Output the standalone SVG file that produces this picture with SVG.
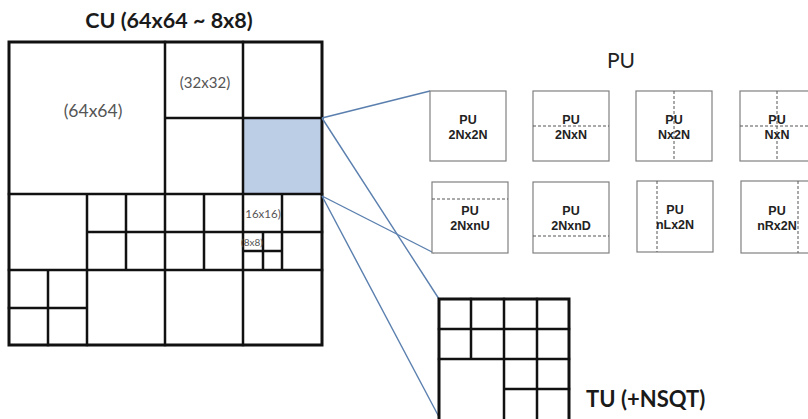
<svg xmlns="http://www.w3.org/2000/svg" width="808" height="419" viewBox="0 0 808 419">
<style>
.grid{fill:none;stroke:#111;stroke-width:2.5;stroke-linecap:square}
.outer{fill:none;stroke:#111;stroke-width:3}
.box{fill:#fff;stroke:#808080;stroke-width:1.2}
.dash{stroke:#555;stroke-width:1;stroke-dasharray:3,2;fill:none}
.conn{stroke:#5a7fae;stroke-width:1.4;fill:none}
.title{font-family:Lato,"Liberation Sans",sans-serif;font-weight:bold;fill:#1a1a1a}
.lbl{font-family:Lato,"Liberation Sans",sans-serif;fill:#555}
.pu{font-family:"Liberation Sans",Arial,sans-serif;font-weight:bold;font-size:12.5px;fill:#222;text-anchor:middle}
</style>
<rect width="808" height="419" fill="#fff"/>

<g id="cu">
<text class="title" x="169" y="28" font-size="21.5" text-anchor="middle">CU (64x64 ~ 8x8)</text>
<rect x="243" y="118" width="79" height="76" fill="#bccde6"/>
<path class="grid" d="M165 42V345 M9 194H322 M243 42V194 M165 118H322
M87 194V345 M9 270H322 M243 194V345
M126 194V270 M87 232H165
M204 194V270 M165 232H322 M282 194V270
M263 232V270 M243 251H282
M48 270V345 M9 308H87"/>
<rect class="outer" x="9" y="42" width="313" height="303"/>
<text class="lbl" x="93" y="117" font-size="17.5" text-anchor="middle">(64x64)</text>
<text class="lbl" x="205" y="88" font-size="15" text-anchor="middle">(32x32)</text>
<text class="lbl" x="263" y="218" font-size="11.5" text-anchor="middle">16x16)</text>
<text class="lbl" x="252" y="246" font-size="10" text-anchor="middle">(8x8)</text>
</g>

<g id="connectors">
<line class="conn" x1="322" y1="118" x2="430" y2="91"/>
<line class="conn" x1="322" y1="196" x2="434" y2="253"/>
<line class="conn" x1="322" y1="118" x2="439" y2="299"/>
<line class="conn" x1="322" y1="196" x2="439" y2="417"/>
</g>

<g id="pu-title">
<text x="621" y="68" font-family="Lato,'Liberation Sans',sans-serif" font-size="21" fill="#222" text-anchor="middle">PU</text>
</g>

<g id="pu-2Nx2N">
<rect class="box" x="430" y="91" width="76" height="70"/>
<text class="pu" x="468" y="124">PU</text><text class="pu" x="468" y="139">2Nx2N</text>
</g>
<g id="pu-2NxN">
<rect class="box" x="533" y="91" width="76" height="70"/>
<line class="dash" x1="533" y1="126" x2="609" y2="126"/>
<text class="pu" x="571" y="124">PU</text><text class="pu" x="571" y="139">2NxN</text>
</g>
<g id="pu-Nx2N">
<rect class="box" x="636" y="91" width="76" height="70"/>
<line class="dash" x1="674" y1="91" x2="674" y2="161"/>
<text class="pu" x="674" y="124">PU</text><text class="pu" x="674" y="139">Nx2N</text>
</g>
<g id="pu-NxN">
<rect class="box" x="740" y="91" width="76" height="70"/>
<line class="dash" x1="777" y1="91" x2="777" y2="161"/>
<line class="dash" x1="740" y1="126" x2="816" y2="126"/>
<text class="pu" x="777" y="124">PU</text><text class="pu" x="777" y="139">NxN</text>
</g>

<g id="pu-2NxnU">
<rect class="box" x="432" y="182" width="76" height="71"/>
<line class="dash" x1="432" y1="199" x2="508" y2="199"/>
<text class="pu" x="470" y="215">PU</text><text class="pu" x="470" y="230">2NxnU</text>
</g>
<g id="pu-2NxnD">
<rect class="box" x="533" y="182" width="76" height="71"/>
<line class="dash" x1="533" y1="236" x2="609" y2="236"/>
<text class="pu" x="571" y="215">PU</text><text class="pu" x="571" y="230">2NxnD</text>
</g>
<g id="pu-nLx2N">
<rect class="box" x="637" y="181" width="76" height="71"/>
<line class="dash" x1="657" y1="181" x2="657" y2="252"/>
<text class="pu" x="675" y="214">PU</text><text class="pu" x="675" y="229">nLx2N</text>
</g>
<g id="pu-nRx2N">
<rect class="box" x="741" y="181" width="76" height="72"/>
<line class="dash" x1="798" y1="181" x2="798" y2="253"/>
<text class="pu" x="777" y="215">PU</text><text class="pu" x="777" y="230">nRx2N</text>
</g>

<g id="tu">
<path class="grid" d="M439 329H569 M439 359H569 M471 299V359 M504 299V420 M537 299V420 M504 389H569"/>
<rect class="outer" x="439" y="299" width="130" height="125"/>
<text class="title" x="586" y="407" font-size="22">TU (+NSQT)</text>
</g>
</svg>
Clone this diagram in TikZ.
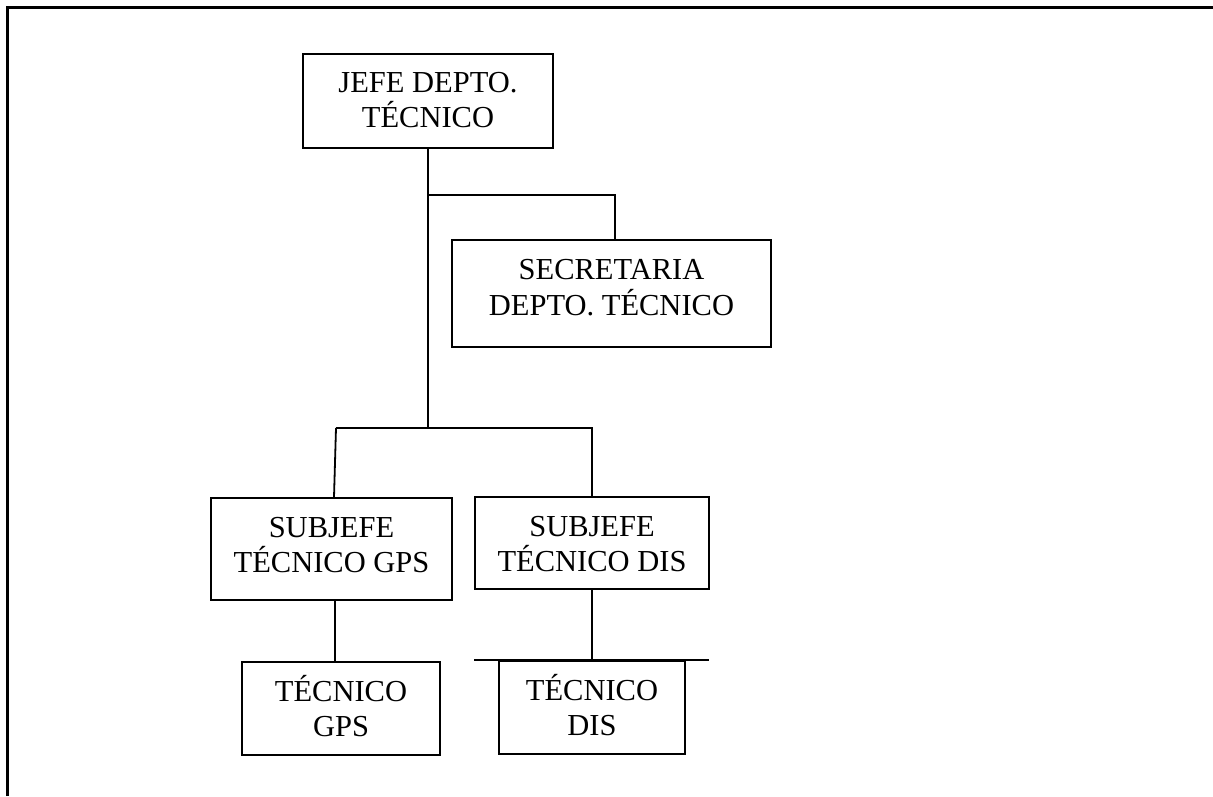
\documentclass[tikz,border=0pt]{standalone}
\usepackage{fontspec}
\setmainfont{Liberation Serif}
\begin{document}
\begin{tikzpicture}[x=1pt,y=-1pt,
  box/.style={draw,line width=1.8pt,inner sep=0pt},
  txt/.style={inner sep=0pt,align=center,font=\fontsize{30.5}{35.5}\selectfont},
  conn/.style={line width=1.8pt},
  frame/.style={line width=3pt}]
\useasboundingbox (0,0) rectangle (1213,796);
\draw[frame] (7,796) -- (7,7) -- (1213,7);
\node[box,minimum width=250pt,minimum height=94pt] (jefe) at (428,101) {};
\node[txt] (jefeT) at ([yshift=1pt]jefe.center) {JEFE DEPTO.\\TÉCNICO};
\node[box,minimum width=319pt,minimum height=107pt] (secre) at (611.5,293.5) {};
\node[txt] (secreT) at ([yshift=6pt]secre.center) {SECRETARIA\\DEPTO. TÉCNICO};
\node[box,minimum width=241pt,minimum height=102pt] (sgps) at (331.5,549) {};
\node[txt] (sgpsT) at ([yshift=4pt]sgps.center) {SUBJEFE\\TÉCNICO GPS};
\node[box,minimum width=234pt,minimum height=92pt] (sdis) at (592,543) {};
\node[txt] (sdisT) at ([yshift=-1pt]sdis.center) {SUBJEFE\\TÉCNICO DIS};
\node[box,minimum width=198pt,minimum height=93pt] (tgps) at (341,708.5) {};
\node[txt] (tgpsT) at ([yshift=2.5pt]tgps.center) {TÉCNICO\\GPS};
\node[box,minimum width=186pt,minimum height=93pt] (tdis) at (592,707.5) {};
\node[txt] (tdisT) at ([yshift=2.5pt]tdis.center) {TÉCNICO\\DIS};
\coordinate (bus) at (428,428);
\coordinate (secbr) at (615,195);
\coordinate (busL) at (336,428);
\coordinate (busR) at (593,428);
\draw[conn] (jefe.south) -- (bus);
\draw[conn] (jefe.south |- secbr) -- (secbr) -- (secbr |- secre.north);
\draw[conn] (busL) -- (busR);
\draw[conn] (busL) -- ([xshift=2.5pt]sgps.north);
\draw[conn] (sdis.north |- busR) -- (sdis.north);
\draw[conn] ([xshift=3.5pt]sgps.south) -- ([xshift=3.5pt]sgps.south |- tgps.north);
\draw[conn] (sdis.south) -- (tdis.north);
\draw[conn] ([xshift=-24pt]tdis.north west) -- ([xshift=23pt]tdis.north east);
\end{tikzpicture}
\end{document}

### WHAT IS NEEDED
Print the whole listing above once more, word for word, without its pictures.

### TASK OUTPUT
Output the standalone SVG file that produces this picture with SVG.
<svg xmlns="http://www.w3.org/2000/svg" width="808" height="419" viewBox="0 0 808 419">
<style>
.grid{fill:none;stroke:#111;stroke-width:2.5;stroke-linecap:square}
.outer{fill:none;stroke:#111;stroke-width:3}
.box{fill:#fff;stroke:#808080;stroke-width:1.2}
.dash{stroke:#555;stroke-width:1;stroke-dasharray:3,2;fill:none}
.conn{stroke:#5a7fae;stroke-width:1.4;fill:none}
.title{font-family:Lato,"Liberation Sans",sans-serif;font-weight:bold;fill:#1a1a1a}
.lbl{font-family:Lato,"Liberation Sans",sans-serif;fill:#555}
.pu{font-family:"Liberation Sans",Arial,sans-serif;font-weight:bold;font-size:12.5px;fill:#222;text-anchor:middle}
</style>
<rect width="808" height="419" fill="#fff"/>

<g id="cu">
<text class="title" x="169" y="28" font-size="21.5" text-anchor="middle">CU (64x64 ~ 8x8)</text>
<rect x="243" y="118" width="79" height="76" fill="#bccde6"/>
<path class="grid" d="M165 42V345 M9 194H322 M243 42V194 M165 118H322
M87 194V345 M9 270H322 M243 194V345
M126 194V270 M87 232H165
M204 194V270 M165 232H322 M282 194V270
M263 232V270 M243 251H282
M48 270V345 M9 308H87"/>
<rect class="outer" x="9" y="42" width="313" height="303"/>
<text class="lbl" x="93" y="117" font-size="17.5" text-anchor="middle">(64x64)</text>
<text class="lbl" x="205" y="88" font-size="15" text-anchor="middle">(32x32)</text>
<text class="lbl" x="263" y="218" font-size="11.5" text-anchor="middle">16x16)</text>
<text class="lbl" x="252" y="246" font-size="10" text-anchor="middle">(8x8)</text>
</g>

<g id="connectors">
<line class="conn" x1="322" y1="118" x2="430" y2="91"/>
<line class="conn" x1="322" y1="196" x2="434" y2="253"/>
<line class="conn" x1="322" y1="118" x2="439" y2="299"/>
<line class="conn" x1="322" y1="196" x2="439" y2="417"/>
</g>

<g id="pu-title">
<text x="621" y="68" font-family="Lato,'Liberation Sans',sans-serif" font-size="21" fill="#222" text-anchor="middle">PU</text>
</g>

<g id="pu-2Nx2N">
<rect class="box" x="430" y="91" width="76" height="70"/>
<text class="pu" x="468" y="124">PU</text><text class="pu" x="468" y="139">2Nx2N</text>
</g>
<g id="pu-2NxN">
<rect class="box" x="533" y="91" width="76" height="70"/>
<line class="dash" x1="533" y1="126" x2="609" y2="126"/>
<text class="pu" x="571" y="124">PU</text><text class="pu" x="571" y="139">2NxN</text>
</g>
<g id="pu-Nx2N">
<rect class="box" x="636" y="91" width="76" height="70"/>
<line class="dash" x1="674" y1="91" x2="674" y2="161"/>
<text class="pu" x="674" y="124">PU</text><text class="pu" x="674" y="139">Nx2N</text>
</g>
<g id="pu-NxN">
<rect class="box" x="740" y="91" width="76" height="70"/>
<line class="dash" x1="777" y1="91" x2="777" y2="161"/>
<line class="dash" x1="740" y1="126" x2="816" y2="126"/>
<text class="pu" x="777" y="124">PU</text><text class="pu" x="777" y="139">NxN</text>
</g>

<g id="pu-2NxnU">
<rect class="box" x="432" y="182" width="76" height="71"/>
<line class="dash" x1="432" y1="199" x2="508" y2="199"/>
<text class="pu" x="470" y="215">PU</text><text class="pu" x="470" y="230">2NxnU</text>
</g>
<g id="pu-2NxnD">
<rect class="box" x="533" y="182" width="76" height="71"/>
<line class="dash" x1="533" y1="236" x2="609" y2="236"/>
<text class="pu" x="571" y="215">PU</text><text class="pu" x="571" y="230">2NxnD</text>
</g>
<g id="pu-nLx2N">
<rect class="box" x="637" y="181" width="76" height="71"/>
<line class="dash" x1="657" y1="181" x2="657" y2="252"/>
<text class="pu" x="675" y="214">PU</text><text class="pu" x="675" y="229">nLx2N</text>
</g>
<g id="pu-nRx2N">
<rect class="box" x="741" y="181" width="76" height="72"/>
<line class="dash" x1="798" y1="181" x2="798" y2="253"/>
<text class="pu" x="777" y="215">PU</text><text class="pu" x="777" y="230">nRx2N</text>
</g>

<g id="tu">
<path class="grid" d="M439 329H569 M439 359H569 M471 299V359 M504 299V420 M537 299V420 M504 389H569"/>
<rect class="outer" x="439" y="299" width="130" height="125"/>
<text class="title" x="586" y="407" font-size="22">TU (+NSQT)</text>
</g>
</svg>
Clone this diagram in TikZ.
\documentclass[tikz,border=0pt]{standalone}
\usepackage{fontspec}
\setmainfont{Liberation Serif}
\begin{document}
\begin{tikzpicture}[x=1pt,y=-1pt,
  box/.style={draw,line width=1.8pt,inner sep=0pt},
  txt/.style={inner sep=0pt,align=center,font=\fontsize{30.5}{35.5}\selectfont},
  conn/.style={line width=1.8pt},
  frame/.style={line width=3pt}]
\useasboundingbox (0,0) rectangle (1213,796);
\draw[frame] (7,796) -- (7,7) -- (1213,7);
\node[box,minimum width=250pt,minimum height=94pt] (jefe) at (428,101) {};
\node[txt] (jefeT) at ([yshift=1pt]jefe.center) {JEFE DEPTO.\\TÉCNICO};
\node[box,minimum width=319pt,minimum height=107pt] (secre) at (611.5,293.5) {};
\node[txt] (secreT) at ([yshift=6pt]secre.center) {SECRETARIA\\DEPTO. TÉCNICO};
\node[box,minimum width=241pt,minimum height=102pt] (sgps) at (331.5,549) {};
\node[txt] (sgpsT) at ([yshift=4pt]sgps.center) {SUBJEFE\\TÉCNICO GPS};
\node[box,minimum width=234pt,minimum height=92pt] (sdis) at (592,543) {};
\node[txt] (sdisT) at ([yshift=-1pt]sdis.center) {SUBJEFE\\TÉCNICO DIS};
\node[box,minimum width=198pt,minimum height=93pt] (tgps) at (341,708.5) {};
\node[txt] (tgpsT) at ([yshift=2.5pt]tgps.center) {TÉCNICO\\GPS};
\node[box,minimum width=186pt,minimum height=93pt] (tdis) at (592,707.5) {};
\node[txt] (tdisT) at ([yshift=2.5pt]tdis.center) {TÉCNICO\\DIS};
\coordinate (bus) at (428,428);
\coordinate (secbr) at (615,195);
\coordinate (busL) at (336,428);
\coordinate (busR) at (593,428);
\draw[conn] (jefe.south) -- (bus);
\draw[conn] (jefe.south |- secbr) -- (secbr) -- (secbr |- secre.north);
\draw[conn] (busL) -- (busR);
\draw[conn] (busL) -- ([xshift=2.5pt]sgps.north);
\draw[conn] (sdis.north |- busR) -- (sdis.north);
\draw[conn] ([xshift=3.5pt]sgps.south) -- ([xshift=3.5pt]sgps.south |- tgps.north);
\draw[conn] (sdis.south) -- (tdis.north);
\draw[conn] ([xshift=-24pt]tdis.north west) -- ([xshift=23pt]tdis.north east);
\end{tikzpicture}
\end{document}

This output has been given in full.